Tous les secteurs économiques – énergie, transport, habitat, agriculture – sont touchés, tous doivent contribuer. Ils doivent faire leur révolution, en commençant par réaliser de rapides progrès dans le domaine de l’efficacité énergétique ; vous l’avez dit, monsieur le secrétaire d’État, à l’instar de nous tous dans cet hémicycle.

Le coût économique et humain de l’inaction n’est toujours pas évalué à sa juste mesure, à l’échelle tant nationale qu’européenne ou internationale.

À l’échelle européenne, le 22 janvier dernier, un cap a été fixé pour 2030 : la Commission européenne a appelé l’Union à réduire ses émissions de gaz à effet de serre de 40 % d’ici à 2030 et elle propose aussi une économie décarbonée. Je voudrais à cet égard rassurer le dernier de nos collègues qui s’est exprimé : sur l’idée d’une taxe carbone aux frontières de l’Union européenne, un groupe de travail, dont mon collègue Arnaud Leroy et moi-même faisons partie, est à l’oeuvre au sein de notre commission. Nous allons essayer de faire avancer ce sujet auprès des parlementaires. L’exécutif fera bien entendu de même.

C’est un premier pas, mais il est insuffisant. Il faut parvenir à une réduction d’au moins 55 % des émissions par rapport à 1990 si l’Union veut tenir son engagement d’une baisse de 85 % à 90 % d’ici à 2050. L’objectif de 27 % pour les énergies renouvelables, sans clé de répartition nationale, est très en dessous du potentiel fantastique de ce secteur, estimé à au moins 45 % du mix énergétique à l’horizon de 2030. En outre, on ne peut que regretter l’absence d’objectif contraignant sur l’efficacité énergétique.

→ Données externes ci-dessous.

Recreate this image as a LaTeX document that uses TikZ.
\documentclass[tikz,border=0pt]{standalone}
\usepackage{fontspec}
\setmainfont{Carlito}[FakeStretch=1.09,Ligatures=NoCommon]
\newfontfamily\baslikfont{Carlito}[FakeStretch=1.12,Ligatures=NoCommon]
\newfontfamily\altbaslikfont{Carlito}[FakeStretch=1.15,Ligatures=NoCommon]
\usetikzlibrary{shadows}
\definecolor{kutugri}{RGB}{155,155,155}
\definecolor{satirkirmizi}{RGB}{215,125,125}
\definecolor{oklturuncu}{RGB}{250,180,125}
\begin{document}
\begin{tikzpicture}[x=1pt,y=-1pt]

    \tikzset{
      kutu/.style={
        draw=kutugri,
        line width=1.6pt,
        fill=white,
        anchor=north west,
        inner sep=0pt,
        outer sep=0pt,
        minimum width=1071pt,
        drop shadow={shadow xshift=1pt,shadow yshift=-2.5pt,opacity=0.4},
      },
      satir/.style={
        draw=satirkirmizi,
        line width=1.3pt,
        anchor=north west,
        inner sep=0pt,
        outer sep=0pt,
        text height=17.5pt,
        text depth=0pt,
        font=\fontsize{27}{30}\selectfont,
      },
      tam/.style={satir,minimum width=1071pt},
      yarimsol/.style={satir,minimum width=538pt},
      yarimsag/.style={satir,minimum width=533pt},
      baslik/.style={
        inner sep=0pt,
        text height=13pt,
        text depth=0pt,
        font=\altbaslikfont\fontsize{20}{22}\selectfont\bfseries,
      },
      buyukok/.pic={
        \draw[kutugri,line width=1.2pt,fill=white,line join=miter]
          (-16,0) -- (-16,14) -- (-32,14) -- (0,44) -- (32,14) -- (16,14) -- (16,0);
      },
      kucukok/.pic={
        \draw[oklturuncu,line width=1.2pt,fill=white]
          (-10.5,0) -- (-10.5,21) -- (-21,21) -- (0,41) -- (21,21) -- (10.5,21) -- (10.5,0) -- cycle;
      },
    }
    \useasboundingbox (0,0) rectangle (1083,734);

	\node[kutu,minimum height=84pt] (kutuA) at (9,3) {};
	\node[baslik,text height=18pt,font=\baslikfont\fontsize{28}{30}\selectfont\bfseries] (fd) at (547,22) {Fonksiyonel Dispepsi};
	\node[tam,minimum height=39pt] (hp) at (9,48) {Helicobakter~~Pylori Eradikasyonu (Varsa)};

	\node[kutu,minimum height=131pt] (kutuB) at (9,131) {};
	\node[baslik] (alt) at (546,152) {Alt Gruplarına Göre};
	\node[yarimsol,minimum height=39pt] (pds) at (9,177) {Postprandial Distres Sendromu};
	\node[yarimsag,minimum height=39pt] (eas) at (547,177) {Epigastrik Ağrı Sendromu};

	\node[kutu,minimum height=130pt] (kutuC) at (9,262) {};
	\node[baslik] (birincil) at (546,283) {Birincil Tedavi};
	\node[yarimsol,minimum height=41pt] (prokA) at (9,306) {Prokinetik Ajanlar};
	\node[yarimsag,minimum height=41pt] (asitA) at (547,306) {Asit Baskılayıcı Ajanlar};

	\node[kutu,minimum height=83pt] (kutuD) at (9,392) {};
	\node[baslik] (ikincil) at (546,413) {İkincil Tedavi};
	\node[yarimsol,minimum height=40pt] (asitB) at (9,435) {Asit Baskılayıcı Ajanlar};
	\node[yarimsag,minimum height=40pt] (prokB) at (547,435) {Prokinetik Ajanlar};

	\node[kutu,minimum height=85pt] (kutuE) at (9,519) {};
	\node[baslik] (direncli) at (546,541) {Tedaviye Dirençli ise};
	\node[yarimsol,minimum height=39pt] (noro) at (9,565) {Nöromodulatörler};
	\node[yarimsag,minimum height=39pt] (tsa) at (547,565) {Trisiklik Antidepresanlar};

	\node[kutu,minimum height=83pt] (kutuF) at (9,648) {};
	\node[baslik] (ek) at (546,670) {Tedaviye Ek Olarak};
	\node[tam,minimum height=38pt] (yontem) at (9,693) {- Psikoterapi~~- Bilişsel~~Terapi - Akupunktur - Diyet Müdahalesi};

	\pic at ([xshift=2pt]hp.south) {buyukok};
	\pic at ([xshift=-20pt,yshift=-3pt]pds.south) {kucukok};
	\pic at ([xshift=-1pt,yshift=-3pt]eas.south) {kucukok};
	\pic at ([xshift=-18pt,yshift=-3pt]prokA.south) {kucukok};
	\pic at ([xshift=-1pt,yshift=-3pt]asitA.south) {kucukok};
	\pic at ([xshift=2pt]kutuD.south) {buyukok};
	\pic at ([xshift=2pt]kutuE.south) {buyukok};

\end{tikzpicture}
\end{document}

Au-delà de ces actions, c’est tout notre modèle énergétique qui est à revoir. L’Europe, qui a su faire l’Airbus, doit pouvoir se lancer dans ce nouveau chantier et s’engager dans une nouvelle phase énergétique. Soulignons, comme vous l’avez fait, monsieur le secrétaire d’État, l’initiative franco-allemande qui associe l’ADEME et la DENA, l’Agence allemande de l’énergie, les organismes de recherche des deux pays, la CDC et son équivalent allemand, la KFW, l’Établissement de crédit pour la reconstruction.

Nous pouvons favoriser l’émergence d’une nouvelle politique industrielle de l’Europe, celle de l’énergie ; encore faut-il en avoir la volonté politique et dégager les moyens financiers pour la mettre en oeuvre. La France pourrait ainsi proposer de lancer, à l’échelle de l’Union, un grand plan Marshall de la transition énergétique, soutenu par des investissements chiffrés ; les emplois suivront. Ce serait un engagement fort et clair.

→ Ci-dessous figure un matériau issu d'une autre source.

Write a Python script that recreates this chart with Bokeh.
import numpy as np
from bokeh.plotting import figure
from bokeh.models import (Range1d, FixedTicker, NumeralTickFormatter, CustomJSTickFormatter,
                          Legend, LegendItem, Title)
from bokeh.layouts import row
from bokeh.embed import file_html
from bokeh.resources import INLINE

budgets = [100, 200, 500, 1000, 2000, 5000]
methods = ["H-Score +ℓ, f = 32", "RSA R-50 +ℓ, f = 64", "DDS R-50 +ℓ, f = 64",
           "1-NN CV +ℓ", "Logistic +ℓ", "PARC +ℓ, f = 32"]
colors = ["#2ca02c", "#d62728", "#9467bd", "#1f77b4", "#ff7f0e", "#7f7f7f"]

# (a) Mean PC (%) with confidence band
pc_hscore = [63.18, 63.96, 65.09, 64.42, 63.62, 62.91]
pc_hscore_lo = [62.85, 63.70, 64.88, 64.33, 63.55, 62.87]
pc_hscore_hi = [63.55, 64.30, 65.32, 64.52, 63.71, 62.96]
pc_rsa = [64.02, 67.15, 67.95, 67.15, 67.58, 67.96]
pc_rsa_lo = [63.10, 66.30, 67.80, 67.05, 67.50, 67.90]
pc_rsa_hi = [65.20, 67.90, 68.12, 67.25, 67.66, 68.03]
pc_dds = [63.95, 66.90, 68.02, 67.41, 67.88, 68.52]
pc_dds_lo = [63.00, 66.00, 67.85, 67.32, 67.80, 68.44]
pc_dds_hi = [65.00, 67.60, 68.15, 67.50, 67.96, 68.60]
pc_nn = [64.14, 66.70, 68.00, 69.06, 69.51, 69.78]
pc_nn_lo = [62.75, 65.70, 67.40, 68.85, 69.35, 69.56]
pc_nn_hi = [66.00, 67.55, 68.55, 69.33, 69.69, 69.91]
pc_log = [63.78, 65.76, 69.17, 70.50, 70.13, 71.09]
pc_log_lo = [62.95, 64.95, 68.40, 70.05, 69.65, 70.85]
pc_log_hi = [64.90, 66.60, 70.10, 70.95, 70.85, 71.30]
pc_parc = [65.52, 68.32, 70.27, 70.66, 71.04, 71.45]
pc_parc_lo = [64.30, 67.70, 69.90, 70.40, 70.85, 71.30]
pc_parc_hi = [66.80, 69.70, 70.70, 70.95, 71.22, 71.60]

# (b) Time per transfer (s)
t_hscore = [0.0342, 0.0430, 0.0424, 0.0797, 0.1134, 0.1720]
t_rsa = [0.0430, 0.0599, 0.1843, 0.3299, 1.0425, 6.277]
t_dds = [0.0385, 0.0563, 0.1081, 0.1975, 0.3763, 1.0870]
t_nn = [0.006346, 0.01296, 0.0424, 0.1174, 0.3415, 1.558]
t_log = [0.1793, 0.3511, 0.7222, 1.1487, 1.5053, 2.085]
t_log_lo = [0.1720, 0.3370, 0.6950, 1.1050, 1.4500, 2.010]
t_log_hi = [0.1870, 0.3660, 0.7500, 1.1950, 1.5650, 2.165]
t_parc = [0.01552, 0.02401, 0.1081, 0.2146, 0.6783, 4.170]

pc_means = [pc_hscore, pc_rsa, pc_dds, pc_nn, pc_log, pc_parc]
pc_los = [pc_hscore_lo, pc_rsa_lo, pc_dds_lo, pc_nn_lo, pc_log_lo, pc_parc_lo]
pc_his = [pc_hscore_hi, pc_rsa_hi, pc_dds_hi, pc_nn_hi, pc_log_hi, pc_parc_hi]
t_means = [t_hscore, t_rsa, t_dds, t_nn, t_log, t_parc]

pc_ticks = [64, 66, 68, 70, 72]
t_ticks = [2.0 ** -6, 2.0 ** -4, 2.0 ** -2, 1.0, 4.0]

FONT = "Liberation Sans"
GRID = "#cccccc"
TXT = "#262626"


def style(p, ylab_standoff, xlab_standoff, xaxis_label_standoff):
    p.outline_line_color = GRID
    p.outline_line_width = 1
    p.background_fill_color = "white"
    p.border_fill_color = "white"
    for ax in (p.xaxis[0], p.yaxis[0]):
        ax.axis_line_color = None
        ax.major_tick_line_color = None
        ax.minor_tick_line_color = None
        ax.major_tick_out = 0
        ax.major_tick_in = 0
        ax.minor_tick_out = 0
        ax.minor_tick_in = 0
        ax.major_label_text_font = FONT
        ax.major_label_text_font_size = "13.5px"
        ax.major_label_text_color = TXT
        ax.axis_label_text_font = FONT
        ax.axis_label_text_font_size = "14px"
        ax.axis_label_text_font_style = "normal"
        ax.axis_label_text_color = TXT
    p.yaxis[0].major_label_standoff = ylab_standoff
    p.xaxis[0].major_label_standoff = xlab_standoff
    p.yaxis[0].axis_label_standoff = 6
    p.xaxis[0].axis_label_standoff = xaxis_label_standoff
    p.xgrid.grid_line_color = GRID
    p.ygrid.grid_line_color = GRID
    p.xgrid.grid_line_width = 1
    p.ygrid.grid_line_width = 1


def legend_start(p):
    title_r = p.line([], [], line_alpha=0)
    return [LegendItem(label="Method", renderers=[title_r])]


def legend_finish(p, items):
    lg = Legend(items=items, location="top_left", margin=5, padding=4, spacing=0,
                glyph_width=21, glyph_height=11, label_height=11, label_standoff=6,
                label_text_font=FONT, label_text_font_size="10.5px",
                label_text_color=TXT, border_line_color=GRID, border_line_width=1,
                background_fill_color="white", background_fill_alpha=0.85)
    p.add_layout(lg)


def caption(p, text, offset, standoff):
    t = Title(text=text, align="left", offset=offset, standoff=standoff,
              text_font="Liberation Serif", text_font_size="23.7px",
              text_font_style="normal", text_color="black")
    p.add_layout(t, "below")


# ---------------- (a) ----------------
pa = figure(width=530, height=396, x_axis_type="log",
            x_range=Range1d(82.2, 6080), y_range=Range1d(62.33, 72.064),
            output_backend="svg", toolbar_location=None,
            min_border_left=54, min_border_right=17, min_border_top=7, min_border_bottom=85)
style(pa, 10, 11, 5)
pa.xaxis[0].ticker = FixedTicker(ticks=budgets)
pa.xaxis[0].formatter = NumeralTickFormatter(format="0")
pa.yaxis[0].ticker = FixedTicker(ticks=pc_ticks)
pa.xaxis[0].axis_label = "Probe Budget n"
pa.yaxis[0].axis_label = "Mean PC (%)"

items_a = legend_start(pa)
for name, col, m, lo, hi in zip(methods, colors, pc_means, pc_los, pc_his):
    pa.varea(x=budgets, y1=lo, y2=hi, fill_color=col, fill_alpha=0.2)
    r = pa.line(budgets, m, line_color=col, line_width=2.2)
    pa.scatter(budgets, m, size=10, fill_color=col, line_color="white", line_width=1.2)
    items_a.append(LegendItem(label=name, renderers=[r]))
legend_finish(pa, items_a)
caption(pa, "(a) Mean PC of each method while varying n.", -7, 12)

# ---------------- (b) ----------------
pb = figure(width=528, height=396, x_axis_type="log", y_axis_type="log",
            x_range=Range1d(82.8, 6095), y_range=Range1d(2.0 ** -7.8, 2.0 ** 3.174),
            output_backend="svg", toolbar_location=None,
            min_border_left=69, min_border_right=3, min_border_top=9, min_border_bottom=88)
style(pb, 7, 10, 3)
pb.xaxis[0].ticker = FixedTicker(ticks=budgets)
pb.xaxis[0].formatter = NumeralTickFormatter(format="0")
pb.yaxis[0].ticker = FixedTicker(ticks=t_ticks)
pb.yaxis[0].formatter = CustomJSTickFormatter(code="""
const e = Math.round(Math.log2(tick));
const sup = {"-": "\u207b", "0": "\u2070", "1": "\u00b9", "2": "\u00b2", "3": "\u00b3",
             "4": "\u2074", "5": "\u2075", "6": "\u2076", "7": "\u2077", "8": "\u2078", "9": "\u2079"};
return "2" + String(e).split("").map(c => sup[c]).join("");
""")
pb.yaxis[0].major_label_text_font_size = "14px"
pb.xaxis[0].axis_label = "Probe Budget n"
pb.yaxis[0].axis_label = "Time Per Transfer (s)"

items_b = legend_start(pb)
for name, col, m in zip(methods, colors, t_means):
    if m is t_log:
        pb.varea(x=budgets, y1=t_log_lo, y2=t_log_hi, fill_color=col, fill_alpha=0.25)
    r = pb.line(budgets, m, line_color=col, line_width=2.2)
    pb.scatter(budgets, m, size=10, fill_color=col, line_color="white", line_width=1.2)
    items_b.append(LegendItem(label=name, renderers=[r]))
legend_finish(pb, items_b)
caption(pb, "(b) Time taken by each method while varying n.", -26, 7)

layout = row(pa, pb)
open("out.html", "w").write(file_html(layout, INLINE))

La France aura en 2015, beaucoup d’entre nous l’ont rappelé, la responsabilité d’accueillir la conférence internationale sur le climat. C’est un enjeu majeur pour notre pays et pour la crédibilité de la politique européenne en matière de lutte contre le changement climatique ; c’est fondamental.

La communauté internationale s’est donnée comme objectif d’y sceller l’accord le plus ambitieux jamais conclu pour lutter contre le réchauffement climatique. Notre assemblée doit prendre toute sa part dans cet effort. C’est l’objet notamment du groupe de travail dont les commissions du développement durable, des affaires étrangères et des affaires européennes ont décidé conjointement la mise en place. Sachons être collectivement à la hauteur de nos responsabilités, y compris pour redonner confiance dans la capacité de l’Europe à répondre à un tel défi.

Je tiens à souligner que des pistes concrètes ont été données par nos deux collègues, MM. de Rugy et Guillet. Ces discours n’auront en effet pas de sens si des engagements concrets ne répondent pas aux urgences d’aujourd’hui et aux enjeux vitaux de demain.